━━ STORED ROWS

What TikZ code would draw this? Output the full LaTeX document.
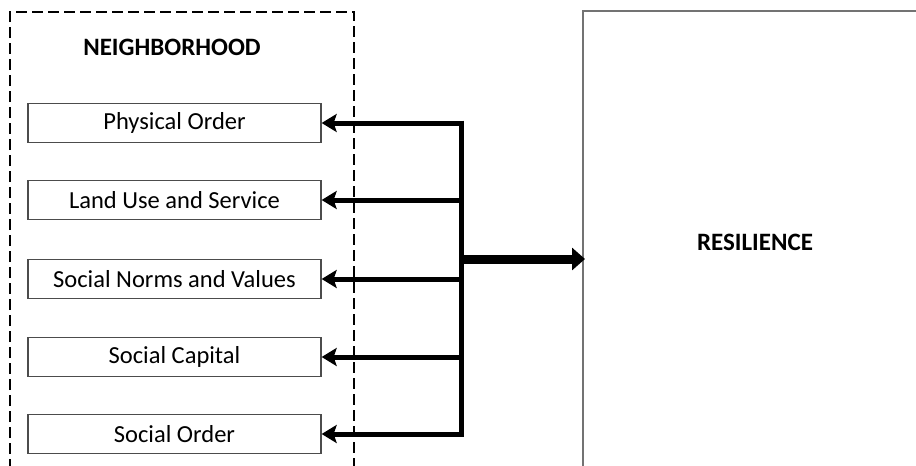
\documentclass[tikz,border=0pt]{standalone}
\usepackage{fontspec}
\setmainfont{Carlito}
\usetikzlibrary{arrows.meta}
\begin{document}
\begin{tikzpicture}[x=1pt,y=-1pt,
  item/.style={draw=black!70,line width=1.3pt,minimum width=293pt,minimum height=39pt,inner sep=0pt,font=\fontsize{24.5}{28}\selectfont},
  title/.style={font=\fontsize{25}{28}\selectfont\bfseries},
  frame/.style={draw=black,line width=1.8pt,dash pattern=on 11pt off 5pt},
  outline/.style={draw=black!55,line width=1.6pt},
  arr/.style={line width=5pt,-{Stealth[length=15pt,width=18pt,inset=3pt]}},
  bigarr/.style={line width=9pt,-{Triangle[length=13pt,width=22pt]}},
  spine/.style={line width=5pt}]
\useasboundingbox (0,0) rectangle (916,466);
% neighborhood frame (open at bottom)
\draw[frame] (10,470) -- (10,12) -- (354,12) -- (354,470);
% resilience frame (extends past the right and bottom)
\draw[outline] (583,470) -- (583,11) -- (920,11);
\node[title] (nb) at (172,47) {NEIGHBORHOOD};
\node[title] (res) at (755,242) {RESILIENCE};
\node[item] (po) at (174.5,123) {Physical Order};
\node[item] (lu) at (174.5,200) {Land Use and Service};
\node[item] (sn) at (174.5,279) {Social Norms and Values};
\node[item] (sc) at (174.5,357) {Social Capital};
\node[item] (so) at (174.5,434) {Social Order};
\coordinate (sx) at (461,0);
\coordinate (reso) at (585,259);
\coordinate (j) at (461,259);
\draw[spine] (po.east -| sx) ++(0,-2.5) -- (so.east -| sx) -- ++(0,2.5);
\draw[arr] ([xshift=2.5pt]po.east -| sx) -- (po.east);
\draw[arr] ([xshift=2.5pt]lu.east -| sx) -- (lu.east);
\draw[arr] ([xshift=2.5pt]sn.east -| sx) -- (sn.east);
\draw[arr] ([xshift=2.5pt]sc.east -| sx) -- (sc.east);
\draw[arr] ([xshift=2.5pt]so.east -| sx) -- (so.east);
\draw[bigarr] (j) -- (reso);
\end{tikzpicture}
\end{document}
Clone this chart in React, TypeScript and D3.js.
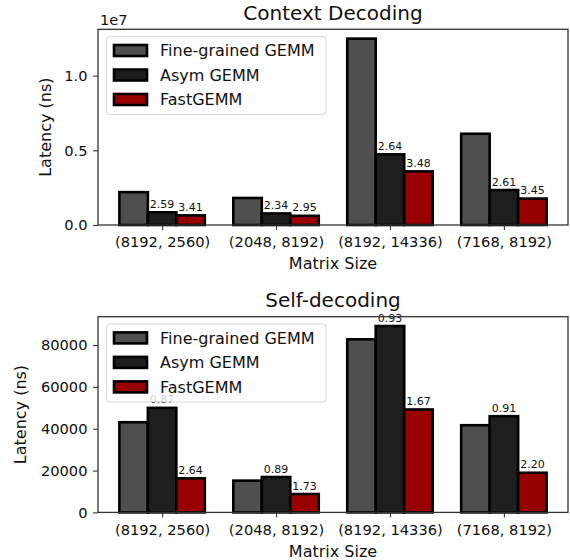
import React, { useEffect, useRef } from "react";
import * as d3 from "d3";

// matrix shapes on the x axis
const categories = ["(8192, 2560)", "(2048, 8192)", "(8192, 14336)", "(7168, 8192)"];
const seriesNames = ["Fine-grained GEMM", "Asym GEMM", "FastGEMM"];

// context decoding latency (ns)
const contextFine = [2.2e6, 1.81e6, 1.248e7, 6.11e6];
const contextAsym = [0.85e6, 0.774e6, 4.73e6, 2.34e6];
const contextFast = [0.645e6, 0.614e6, 3.59e6, 1.77e6];
const contextAsymLabels = ["2.59", "2.34", "2.64", "2.61"];
const contextFastLabels = ["3.41", "2.95", "3.48", "3.45"];
const contextTicks = [0, 0.5e7, 1.0e7];

// self-decoding latency (ns)
const selfFine = [43110, 15190, 82730, 41680];
const selfAsym = [49970, 16910, 89100, 45990];
const selfFast = [16290, 8780, 49200, 18950];
const selfAsymLabels = ["0.87", "0.89", "0.93", "0.91"];
const selfFastLabels = ["2.64", "1.73", "1.67", "2.20"];
const selfTicks = [0, 20000, 40000, 60000, 80000];

const colors = ["#4f4f4f", "#1e1e1e", "#990000"];
const FONT = "DejaVu Sans, sans-serif";

type Panel = {
  title: string;
  top: number;
  series: number[][];
  labels: (string | null)[][];
  ticks: number[];
  tickFormat: (v: number) => string;
  offsetText?: string;
  yLabelX: number;
};

const panels: Panel[] = [
  {
    title: "Context Decoding",
    top: 29.3,
    series: [contextFine, contextAsym, contextFast],
    labels: [[null, null, null, null], contextAsymLabels, contextFastLabels],
    ticks: contextTicks,
    tickFormat: (v) => (v / 1e7).toFixed(1),
    offsetText: "1e7",
    yLabelX: 45,
  },
  {
    title: "Self-decoding",
    top: 316.7,
    series: [selfFine, selfAsym, selfFast],
    labels: [[null, null, null, null], selfAsymLabels, selfFastLabels],
    ticks: selfTicks,
    tickFormat: (v) => String(v),
    yLabelX: 20,
  },
];

export default function App() {
  const svgRef = useRef<SVGSVGElement>(null);

  useEffect(() => {
    const svg = d3.select(svgRef.current);
    svg.selectChildren().remove();

    const left = 98,
      right = 568,
      plotH = 195.7,
      barW = 0.25;

    const x = d3.scaleLinear().domain([-0.5625, 3.5625]).range([left, right]);

    panels.forEach((p) => {
      const bottom = p.top + plotH;
      const maxV = d3.max(p.series.flat()) as number;
      const y = d3
        .scaleLinear()
        .domain([0, maxV * 1.05])
        .range([bottom, p.top]);

      const g = svg.append("g");

      // bars
      p.series.forEach((vals, j) => {
        g.append("g")
          .selectAll("rect")
          .data(vals)
          .enter()
          .append("rect")
          .attr("x", (d, i) => x(i + (j - 1) * barW - barW / 2))
          .attr("width", x(barW) - x(0))
          .attr("y", (d) => y(d))
          .attr("height", (d) => bottom - y(d))
          .attr("fill", colors[j])
          .attr("stroke", "#000")
          .attr("stroke-width", 2.6);
      });

      // speedup labels
      p.labels.forEach((labs, j) => {
        g.append("g")
          .selectAll("text")
          .data(labs.map((l, i) => ({ l, i, v: p.series[j][i] })).filter((d) => d.l))
          .enter()
          .append("text")
          .attr("x", (d) => x(d.i + (j - 1) * barW))
          .attr("y", (d) => y(d.v) - 4.5)
          .attr("text-anchor", "middle")
          .attr("font-family", FONT)
          .attr("font-size", 11)
          .attr("fill", "#111")
          .text((d) => d.l as string);
      });

      // axes
      const yAxis = g
        .append("g")
        .attr("transform", `translate(${left},0)`)
        .call(
          d3
            .axisLeft(y)
            .tickValues(p.ticks)
            .tickFormat((v) => p.tickFormat(v as number))
            .tickSize(5)
            .tickPadding(5.5)
        );
      yAxis.select(".domain").remove();
      yAxis.selectAll("line").attr("stroke", "#333").attr("stroke-width", 1.1);
      yAxis
        .selectAll("text")
        .attr("font-family", FONT)
        .attr("font-size", 14.67)
        .attr("fill", "#111");

      const xAxis = g
        .append("g")
        .attr("transform", `translate(0,${bottom})`)
        .call(
          d3
            .axisBottom(x)
            .tickValues([0, 1, 2, 3])
            .tickFormat((v) => categories[v as number])
            .tickSize(5)
            .tickPadding(7)
        );
      xAxis.select(".domain").remove();
      xAxis.selectAll("line").attr("stroke", "#333").attr("stroke-width", 1.1);
      xAxis
        .selectAll("text")
        .attr("font-family", FONT)
        .attr("font-size", 14.67)
        .attr("fill", "#111");

      // frame drawn over labels
      g.append("rect")
        .attr("x", left)
        .attr("y", p.top)
        .attr("width", right - left)
        .attr("height", plotH)
        .attr("fill", "none")
        .attr("stroke", "#333")
        .attr("stroke-width", 1.3);

      // titles
      g.append("text")
        .attr("x", (left + right) / 2)
        .attr("y", p.top - 9.8)
        .attr("text-anchor", "middle")
        .attr("font-family", FONT)
        .attr("font-size", 20)
        .attr("fill", "#111")
        .text(p.title);

      g.append("text")
        .attr("x", (left + right) / 2)
        .attr("y", bottom + 38.5)
        .attr("dy", "0.35em")
        .attr("text-anchor", "middle")
        .attr("font-family", FONT)
        .attr("font-size", 16)
        .attr("fill", "#111")
        .text("Matrix Size");

      g.append("text")
        .attr("transform", `translate(${p.yLabelX},${p.top + plotH / 2}) rotate(-90)`)
        .attr("dy", "0.35em")
        .attr("text-anchor", "middle")
        .attr("font-family", FONT)
        .attr("font-size", 16)
        .attr("fill", "#111")
        .text("Latency (ns)");

      if (p.offsetText) {
        g.append("text")
          .attr("x", left + 2)
          .attr("y", p.top - 4.5)
          .attr("font-family", FONT)
          .attr("font-size", 14.67)
          .attr("fill", "#111")
          .text(p.offsetText);
      }

      // legend
      const lx = 106.7,
        ly = p.top + 7.2;
      const leg = g.append("g");
      leg
        .append("rect")
        .attr("x", lx)
        .attr("y", ly)
        .attr("width", 219.3)
        .attr("height", 78)
        .attr("rx", 3)
        .attr("fill", "#fff")
        .attr("fill-opacity", 0.8)
        .attr("stroke", "#ccc")
        .attr("stroke-opacity", 0.8);
      const rows = leg
        .selectAll("g.row")
        .data(seriesNames)
        .enter()
        .append("g")
        .attr("class", "row")
        .attr("transform", (d, i) => `translate(0,${ly + 14 + i * 24.5})`);
      rows
        .append("rect")
        .attr("x", 114)
        .attr("y", -5.5)
        .attr("width", 33)
        .attr("height", 11)
        .attr("fill", (d, i) => colors[i])
        .attr("stroke", "#000")
        .attr("stroke-width", 2.6);
      rows
        .append("text")
        .attr("x", 160)
        .attr("dy", "0.35em")
        .attr("font-family", FONT)
        .attr("font-size", 16)
        .attr("fill", "#111")
        .text((d) => d);
    });
  }, []);

  return (
    <svg
      ref={svgRef}
      width={570}
      height={560}
      style={{ position: "absolute", left: 0, top: 0, background: "#fff" }}
    ></svg>
  );
}
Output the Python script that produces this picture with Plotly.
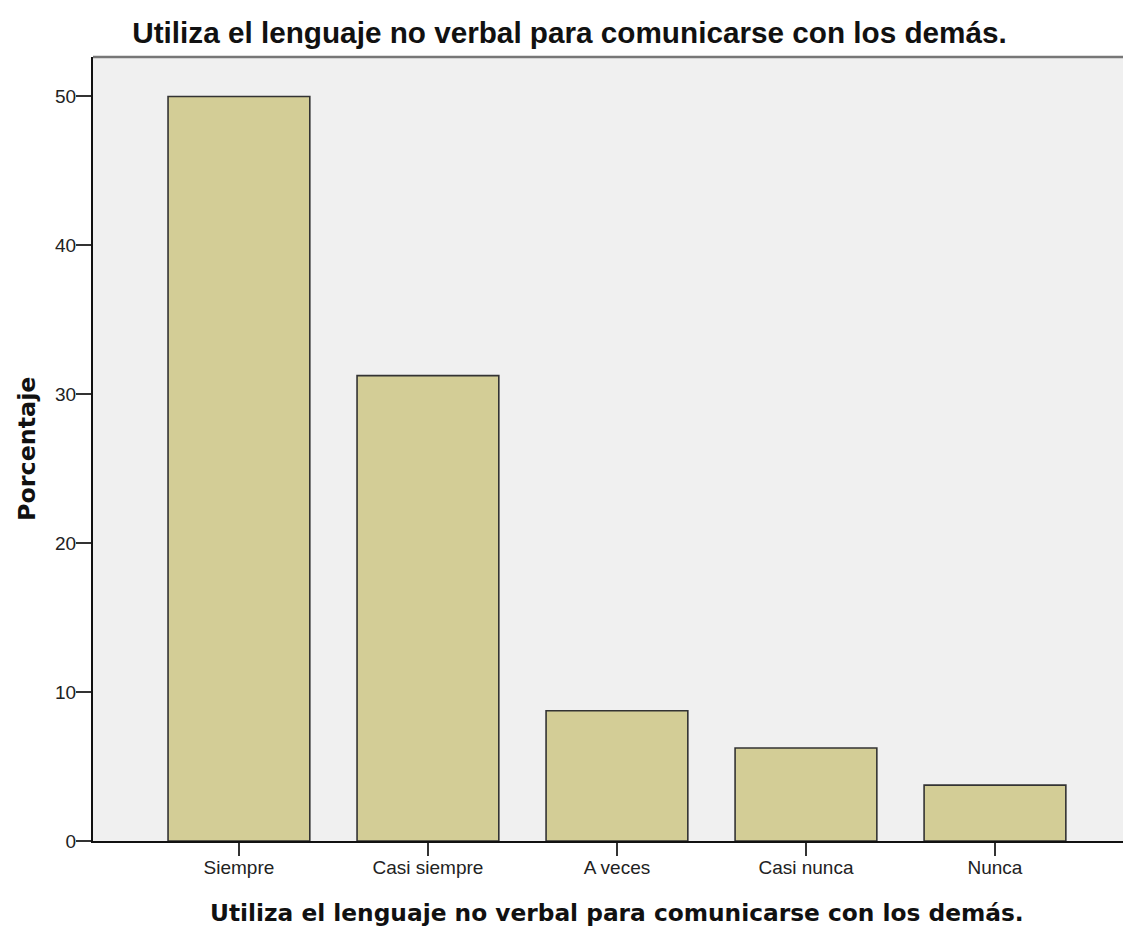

━━━━

WRITTEN INSTRUCTION:
In the listing above, find the line with "Clone this chart" and the line with "const contextTicks = [0, 0.5e7, 1.0e7];". Copy exactly those two and every line between, without the pictures.

RESPONSE TO THIS TASK:
Clone this chart in React, TypeScript and D3.js.
import React, { useEffect, useRef } from "react";
import * as d3 from "d3";

// matrix shapes on the x axis
const categories = ["(8192, 2560)", "(2048, 8192)", "(8192, 14336)", "(7168, 8192)"];
const seriesNames = ["Fine-grained GEMM", "Asym GEMM", "FastGEMM"];

// context decoding latency (ns)
const contextFine = [2.2e6, 1.81e6, 1.248e7, 6.11e6];
const contextAsym = [0.85e6, 0.774e6, 4.73e6, 2.34e6];
const contextFast = [0.645e6, 0.614e6, 3.59e6, 1.77e6];
const contextAsymLabels = ["2.59", "2.34", "2.64", "2.61"];
const contextFastLabels = ["3.41", "2.95", "3.48", "3.45"];
const contextTicks = [0, 0.5e7, 1.0e7];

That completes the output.